==== SOURCE DATA ====
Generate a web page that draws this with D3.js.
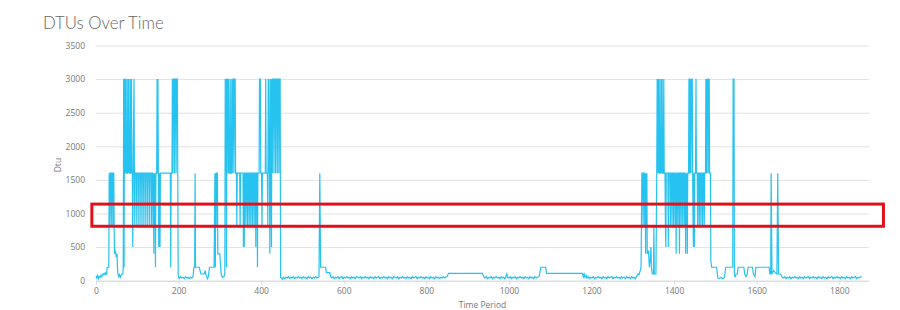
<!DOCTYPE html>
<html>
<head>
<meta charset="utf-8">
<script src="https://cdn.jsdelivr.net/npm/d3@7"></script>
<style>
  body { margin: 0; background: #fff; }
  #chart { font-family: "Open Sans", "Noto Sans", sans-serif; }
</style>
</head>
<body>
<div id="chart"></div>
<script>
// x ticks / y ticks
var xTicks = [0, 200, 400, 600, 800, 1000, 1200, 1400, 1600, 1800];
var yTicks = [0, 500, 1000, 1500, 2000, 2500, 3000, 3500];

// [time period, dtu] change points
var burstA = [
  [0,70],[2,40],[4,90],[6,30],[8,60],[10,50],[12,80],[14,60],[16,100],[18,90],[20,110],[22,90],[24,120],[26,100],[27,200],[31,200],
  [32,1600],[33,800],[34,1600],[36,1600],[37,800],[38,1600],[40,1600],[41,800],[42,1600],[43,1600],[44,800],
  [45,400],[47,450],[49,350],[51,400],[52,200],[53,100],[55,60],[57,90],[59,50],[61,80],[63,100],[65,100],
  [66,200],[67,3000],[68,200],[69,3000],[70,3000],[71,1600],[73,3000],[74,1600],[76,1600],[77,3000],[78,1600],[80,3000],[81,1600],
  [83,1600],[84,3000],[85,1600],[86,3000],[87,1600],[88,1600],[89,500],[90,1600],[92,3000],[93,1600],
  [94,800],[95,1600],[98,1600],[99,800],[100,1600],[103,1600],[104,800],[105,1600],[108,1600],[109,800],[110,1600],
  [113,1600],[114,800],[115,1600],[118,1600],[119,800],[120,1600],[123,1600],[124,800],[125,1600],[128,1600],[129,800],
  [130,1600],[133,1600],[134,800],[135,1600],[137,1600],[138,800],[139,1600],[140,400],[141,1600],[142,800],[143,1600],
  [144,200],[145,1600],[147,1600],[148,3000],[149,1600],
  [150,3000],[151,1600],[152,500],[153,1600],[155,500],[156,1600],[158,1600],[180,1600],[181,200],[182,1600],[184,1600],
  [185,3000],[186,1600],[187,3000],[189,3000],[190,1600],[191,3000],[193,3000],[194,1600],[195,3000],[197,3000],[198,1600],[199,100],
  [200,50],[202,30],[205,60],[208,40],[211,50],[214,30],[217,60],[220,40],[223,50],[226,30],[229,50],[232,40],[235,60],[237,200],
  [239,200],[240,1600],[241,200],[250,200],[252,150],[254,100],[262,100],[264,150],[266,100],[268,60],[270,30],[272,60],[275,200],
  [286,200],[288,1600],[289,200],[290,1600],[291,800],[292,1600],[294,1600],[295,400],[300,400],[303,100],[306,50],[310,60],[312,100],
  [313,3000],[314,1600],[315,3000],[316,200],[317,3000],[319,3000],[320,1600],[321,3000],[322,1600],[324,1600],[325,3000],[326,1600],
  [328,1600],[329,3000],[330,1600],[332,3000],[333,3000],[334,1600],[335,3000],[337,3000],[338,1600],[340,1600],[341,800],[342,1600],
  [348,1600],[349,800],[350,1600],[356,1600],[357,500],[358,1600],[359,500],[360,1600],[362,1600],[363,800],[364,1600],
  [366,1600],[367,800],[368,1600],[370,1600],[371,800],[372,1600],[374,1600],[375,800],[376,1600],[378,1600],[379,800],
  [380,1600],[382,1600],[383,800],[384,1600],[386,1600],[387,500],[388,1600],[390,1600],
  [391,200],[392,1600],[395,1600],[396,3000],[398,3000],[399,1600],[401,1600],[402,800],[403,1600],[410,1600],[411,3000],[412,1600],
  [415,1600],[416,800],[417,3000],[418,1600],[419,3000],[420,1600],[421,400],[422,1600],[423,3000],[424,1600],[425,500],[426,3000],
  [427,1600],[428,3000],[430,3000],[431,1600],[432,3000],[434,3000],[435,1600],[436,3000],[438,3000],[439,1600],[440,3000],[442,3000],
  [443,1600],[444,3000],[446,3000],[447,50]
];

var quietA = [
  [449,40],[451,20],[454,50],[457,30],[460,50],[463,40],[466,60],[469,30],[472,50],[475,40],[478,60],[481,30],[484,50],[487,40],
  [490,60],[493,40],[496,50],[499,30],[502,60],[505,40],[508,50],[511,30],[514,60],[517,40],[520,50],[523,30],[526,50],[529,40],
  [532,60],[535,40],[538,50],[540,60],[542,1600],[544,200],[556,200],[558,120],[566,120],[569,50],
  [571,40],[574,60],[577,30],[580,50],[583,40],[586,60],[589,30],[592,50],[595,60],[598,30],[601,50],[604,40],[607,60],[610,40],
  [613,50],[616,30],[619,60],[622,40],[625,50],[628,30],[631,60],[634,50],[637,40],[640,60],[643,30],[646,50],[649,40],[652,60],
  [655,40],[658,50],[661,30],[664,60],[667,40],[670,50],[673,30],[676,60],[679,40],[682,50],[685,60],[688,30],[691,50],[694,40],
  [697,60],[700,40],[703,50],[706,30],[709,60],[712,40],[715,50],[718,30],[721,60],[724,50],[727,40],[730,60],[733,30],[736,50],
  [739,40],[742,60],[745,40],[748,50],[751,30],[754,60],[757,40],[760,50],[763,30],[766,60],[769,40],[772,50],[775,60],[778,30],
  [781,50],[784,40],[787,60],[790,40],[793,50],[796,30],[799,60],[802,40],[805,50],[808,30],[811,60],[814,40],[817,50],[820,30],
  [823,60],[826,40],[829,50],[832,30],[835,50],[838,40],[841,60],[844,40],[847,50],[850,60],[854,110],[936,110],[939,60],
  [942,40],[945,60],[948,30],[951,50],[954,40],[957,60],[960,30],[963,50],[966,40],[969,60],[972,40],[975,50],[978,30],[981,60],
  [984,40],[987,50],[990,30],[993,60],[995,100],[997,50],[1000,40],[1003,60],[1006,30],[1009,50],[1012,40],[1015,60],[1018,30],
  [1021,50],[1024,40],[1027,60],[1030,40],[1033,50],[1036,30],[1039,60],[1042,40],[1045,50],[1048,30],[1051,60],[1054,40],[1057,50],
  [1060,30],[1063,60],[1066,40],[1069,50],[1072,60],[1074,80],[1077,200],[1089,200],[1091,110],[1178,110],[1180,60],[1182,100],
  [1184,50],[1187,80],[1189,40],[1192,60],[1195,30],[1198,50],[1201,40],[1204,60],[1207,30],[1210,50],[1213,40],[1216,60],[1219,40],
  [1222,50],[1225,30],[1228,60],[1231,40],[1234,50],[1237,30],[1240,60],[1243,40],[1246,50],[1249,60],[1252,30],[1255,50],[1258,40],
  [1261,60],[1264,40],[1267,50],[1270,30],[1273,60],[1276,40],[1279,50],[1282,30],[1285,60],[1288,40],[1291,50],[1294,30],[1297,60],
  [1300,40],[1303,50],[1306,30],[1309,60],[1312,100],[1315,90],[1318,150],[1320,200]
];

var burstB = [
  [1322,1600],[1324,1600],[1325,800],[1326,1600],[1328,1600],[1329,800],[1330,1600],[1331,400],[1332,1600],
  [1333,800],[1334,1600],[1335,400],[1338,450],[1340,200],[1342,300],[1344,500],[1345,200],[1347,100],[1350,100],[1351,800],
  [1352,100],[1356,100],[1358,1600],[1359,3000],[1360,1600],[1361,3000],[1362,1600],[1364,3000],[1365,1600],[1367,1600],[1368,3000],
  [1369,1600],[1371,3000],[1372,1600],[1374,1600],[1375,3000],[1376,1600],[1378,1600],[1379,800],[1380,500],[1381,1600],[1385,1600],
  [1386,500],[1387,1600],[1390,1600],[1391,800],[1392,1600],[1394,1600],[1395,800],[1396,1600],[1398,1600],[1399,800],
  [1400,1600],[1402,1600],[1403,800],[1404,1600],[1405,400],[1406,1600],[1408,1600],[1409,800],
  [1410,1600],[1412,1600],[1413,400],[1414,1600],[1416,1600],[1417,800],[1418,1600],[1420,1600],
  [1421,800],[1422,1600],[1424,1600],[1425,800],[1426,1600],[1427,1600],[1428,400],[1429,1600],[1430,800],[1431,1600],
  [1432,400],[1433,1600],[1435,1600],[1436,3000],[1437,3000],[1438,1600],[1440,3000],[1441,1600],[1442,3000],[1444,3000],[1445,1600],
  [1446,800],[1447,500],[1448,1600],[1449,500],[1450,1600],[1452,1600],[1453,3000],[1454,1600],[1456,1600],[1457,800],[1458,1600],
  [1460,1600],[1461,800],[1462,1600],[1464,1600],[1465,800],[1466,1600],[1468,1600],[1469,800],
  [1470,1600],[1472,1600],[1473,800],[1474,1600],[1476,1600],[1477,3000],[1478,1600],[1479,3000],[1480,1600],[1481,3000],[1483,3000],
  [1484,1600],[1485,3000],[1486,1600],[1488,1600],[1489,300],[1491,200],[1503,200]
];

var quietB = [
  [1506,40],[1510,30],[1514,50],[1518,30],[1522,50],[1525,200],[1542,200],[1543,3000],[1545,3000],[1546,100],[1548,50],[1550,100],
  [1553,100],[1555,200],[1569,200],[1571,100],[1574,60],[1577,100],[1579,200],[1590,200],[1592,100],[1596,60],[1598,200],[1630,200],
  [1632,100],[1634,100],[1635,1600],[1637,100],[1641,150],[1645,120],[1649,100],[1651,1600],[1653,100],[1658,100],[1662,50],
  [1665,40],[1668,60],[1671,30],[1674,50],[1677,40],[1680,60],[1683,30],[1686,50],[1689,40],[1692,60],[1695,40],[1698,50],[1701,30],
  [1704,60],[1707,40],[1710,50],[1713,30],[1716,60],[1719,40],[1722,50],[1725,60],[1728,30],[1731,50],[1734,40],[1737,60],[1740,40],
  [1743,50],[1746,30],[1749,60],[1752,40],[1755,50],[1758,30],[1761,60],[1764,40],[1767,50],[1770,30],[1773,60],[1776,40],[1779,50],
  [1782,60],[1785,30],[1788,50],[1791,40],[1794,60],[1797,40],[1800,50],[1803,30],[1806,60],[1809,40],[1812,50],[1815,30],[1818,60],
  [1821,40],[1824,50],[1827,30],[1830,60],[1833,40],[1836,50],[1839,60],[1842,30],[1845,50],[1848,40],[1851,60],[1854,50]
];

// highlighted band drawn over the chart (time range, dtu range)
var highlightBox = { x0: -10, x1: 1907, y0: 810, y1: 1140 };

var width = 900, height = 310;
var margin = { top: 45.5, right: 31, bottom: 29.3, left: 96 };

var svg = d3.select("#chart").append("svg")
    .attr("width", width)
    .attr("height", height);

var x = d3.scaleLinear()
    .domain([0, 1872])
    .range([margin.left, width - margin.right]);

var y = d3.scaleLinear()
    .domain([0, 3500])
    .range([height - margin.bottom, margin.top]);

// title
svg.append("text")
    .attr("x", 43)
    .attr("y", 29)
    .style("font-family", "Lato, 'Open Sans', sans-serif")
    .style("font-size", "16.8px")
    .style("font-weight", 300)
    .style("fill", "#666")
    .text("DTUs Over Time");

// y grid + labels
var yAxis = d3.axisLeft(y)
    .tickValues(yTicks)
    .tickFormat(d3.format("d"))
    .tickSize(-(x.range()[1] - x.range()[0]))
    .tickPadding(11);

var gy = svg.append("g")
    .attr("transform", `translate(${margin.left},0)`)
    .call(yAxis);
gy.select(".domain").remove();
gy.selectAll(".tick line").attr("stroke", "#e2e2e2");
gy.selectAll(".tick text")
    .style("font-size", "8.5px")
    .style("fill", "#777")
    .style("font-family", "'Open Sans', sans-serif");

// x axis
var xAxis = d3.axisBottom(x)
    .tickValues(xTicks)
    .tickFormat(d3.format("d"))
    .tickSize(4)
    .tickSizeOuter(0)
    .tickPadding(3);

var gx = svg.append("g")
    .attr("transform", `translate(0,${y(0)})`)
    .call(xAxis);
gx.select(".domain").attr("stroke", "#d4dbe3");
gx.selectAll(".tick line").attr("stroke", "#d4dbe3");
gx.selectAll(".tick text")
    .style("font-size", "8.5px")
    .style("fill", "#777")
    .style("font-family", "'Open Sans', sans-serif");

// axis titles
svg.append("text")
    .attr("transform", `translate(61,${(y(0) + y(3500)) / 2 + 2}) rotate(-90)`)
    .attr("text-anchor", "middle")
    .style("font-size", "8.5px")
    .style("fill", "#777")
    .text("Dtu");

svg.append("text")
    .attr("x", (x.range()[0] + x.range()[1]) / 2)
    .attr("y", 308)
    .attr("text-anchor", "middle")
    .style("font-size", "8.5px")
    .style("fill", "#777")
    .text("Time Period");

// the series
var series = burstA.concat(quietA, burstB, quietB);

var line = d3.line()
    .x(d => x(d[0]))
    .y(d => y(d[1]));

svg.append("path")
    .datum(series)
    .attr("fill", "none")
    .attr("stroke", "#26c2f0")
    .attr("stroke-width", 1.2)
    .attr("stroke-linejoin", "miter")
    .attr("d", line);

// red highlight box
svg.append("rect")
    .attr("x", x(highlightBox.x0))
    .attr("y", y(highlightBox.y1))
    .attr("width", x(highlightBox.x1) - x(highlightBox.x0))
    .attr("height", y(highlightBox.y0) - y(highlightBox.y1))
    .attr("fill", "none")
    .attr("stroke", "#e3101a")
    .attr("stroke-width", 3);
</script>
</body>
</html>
====
▶ _WRITTEN REQUEST_:
Repeat the lines above, starting at the first and stopping after the line that holds "var yTicks = [0, 500, 1000, 1500, 2000, 2500, 3000, 3500];", with the pictures left out.

▶ _ANSWER_:
Generate a web page that draws this with D3.js.
<!DOCTYPE html>
<html>
<head>
<meta charset="utf-8">
<script src="https://cdn.jsdelivr.net/npm/d3@7"></script>
<style>
  body { margin: 0; background: #fff; }
  #chart { font-family: "Open Sans", "Noto Sans", sans-serif; }
</style>
</head>
<body>
<div id="chart"></div>
<script>
// x ticks / y ticks
var xTicks = [0, 200, 400, 600, 800, 1000, 1200, 1400, 1600, 1800];
var yTicks = [0, 500, 1000, 1500, 2000, 2500, 3000, 3500];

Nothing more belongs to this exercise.